- WHAT TO PRODUCE: In full and without alteration, repeat the material.

***** RECORDS FOR THE EXERCISE *****

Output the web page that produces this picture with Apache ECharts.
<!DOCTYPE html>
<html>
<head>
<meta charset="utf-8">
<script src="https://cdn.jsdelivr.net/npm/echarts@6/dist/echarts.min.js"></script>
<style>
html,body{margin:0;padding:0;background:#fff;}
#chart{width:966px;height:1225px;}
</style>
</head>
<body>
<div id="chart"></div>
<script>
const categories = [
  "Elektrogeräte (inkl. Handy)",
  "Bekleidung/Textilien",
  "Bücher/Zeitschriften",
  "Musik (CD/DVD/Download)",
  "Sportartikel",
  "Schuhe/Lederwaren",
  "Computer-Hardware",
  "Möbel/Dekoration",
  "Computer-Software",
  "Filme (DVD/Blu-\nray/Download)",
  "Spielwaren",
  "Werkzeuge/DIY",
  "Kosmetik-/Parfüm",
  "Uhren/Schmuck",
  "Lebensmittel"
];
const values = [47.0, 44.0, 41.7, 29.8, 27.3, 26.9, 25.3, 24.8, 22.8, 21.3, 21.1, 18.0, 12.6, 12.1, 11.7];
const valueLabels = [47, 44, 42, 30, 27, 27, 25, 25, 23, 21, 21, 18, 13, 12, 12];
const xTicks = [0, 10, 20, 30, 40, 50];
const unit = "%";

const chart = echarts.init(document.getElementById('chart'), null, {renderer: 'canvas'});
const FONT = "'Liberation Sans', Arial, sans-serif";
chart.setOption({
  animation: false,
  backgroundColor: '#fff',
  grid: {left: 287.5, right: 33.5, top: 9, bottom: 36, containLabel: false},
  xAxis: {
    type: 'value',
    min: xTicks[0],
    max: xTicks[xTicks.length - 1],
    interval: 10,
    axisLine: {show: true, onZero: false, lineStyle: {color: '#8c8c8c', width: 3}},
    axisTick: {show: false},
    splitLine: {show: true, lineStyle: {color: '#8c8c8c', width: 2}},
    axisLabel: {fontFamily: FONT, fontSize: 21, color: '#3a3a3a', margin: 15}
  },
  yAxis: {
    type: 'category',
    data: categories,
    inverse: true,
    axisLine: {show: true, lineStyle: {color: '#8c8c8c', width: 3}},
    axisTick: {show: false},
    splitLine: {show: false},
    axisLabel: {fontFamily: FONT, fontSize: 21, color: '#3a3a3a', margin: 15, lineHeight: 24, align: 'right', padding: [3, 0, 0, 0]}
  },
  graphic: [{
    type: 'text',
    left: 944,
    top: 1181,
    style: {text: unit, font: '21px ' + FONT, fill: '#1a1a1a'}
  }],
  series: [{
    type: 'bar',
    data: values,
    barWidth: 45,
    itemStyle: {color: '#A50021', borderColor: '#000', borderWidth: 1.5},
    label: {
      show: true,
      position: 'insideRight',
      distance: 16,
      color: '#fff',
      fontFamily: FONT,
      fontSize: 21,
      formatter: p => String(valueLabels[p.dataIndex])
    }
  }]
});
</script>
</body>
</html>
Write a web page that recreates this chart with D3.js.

*****

- TASK SOLUTION:
Output the web page that produces this picture with Apache ECharts.
<!DOCTYPE html>
<html>
<head>
<meta charset="utf-8">
<script src="https://cdn.jsdelivr.net/npm/echarts@6/dist/echarts.min.js"></script>
<style>
html,body{margin:0;padding:0;background:#fff;}
#chart{width:966px;height:1225px;}
</style>
</head>
<body>
<div id="chart"></div>
<script>
const categories = [
  "Elektrogeräte (inkl. Handy)",
  "Bekleidung/Textilien",
  "Bücher/Zeitschriften",
  "Musik (CD/DVD/Download)",
  "Sportartikel",
  "Schuhe/Lederwaren",
  "Computer-Hardware",
  "Möbel/Dekoration",
  "Computer-Software",
  "Filme (DVD/Blu-\nray/Download)",
  "Spielwaren",
  "Werkzeuge/DIY",
  "Kosmetik-/Parfüm",
  "Uhren/Schmuck",
  "Lebensmittel"
];
const values = [47.0, 44.0, 41.7, 29.8, 27.3, 26.9, 25.3, 24.8, 22.8, 21.3, 21.1, 18.0, 12.6, 12.1, 11.7];
const valueLabels = [47, 44, 42, 30, 27, 27, 25, 25, 23, 21, 21, 18, 13, 12, 12];
const xTicks = [0, 10, 20, 30, 40, 50];
const unit = "%";

const chart = echarts.init(document.getElementById('chart'), null, {renderer: 'canvas'});
const FONT = "'Liberation Sans', Arial, sans-serif";
chart.setOption({
  animation: false,
  backgroundColor: '#fff',
  grid: {left: 287.5, right: 33.5, top: 9, bottom: 36, containLabel: false},
  xAxis: {
    type: 'value',
    min: xTicks[0],
    max: xTicks[xTicks.length - 1],
    interval: 10,
    axisLine: {show: true, onZero: false, lineStyle: {color: '#8c8c8c', width: 3}},
    axisTick: {show: false},
    splitLine: {show: true, lineStyle: {color: '#8c8c8c', width: 2}},
    axisLabel: {fontFamily: FONT, fontSize: 21, color: '#3a3a3a', margin: 15}
  },
  yAxis: {
    type: 'category',
    data: categories,
    inverse: true,
    axisLine: {show: true, lineStyle: {color: '#8c8c8c', width: 3}},
    axisTick: {show: false},
    splitLine: {show: false},
    axisLabel: {fontFamily: FONT, fontSize: 21, color: '#3a3a3a', margin: 15, lineHeight: 24, align: 'right', padding: [3, 0, 0, 0]}
  },
  graphic: [{
    type: 'text',
    left: 944,
    top: 1181,
    style: {text: unit, font: '21px ' + FONT, fill: '#1a1a1a'}
  }],
  series: [{
    type: 'bar',
    data: values,
    barWidth: 45,
    itemStyle: {color: '#A50021', borderColor: '#000', borderWidth: 1.5},
    label: {
      show: true,
      position: 'insideRight',
      distance: 16,
      color: '#fff',
      fontFamily: FONT,
      fontSize: 21,
      formatter: p => String(valueLabels[p.dataIndex])
    }
  }]
});
</script>
</body>
</html>
Write a web page that recreates this chart with D3.js.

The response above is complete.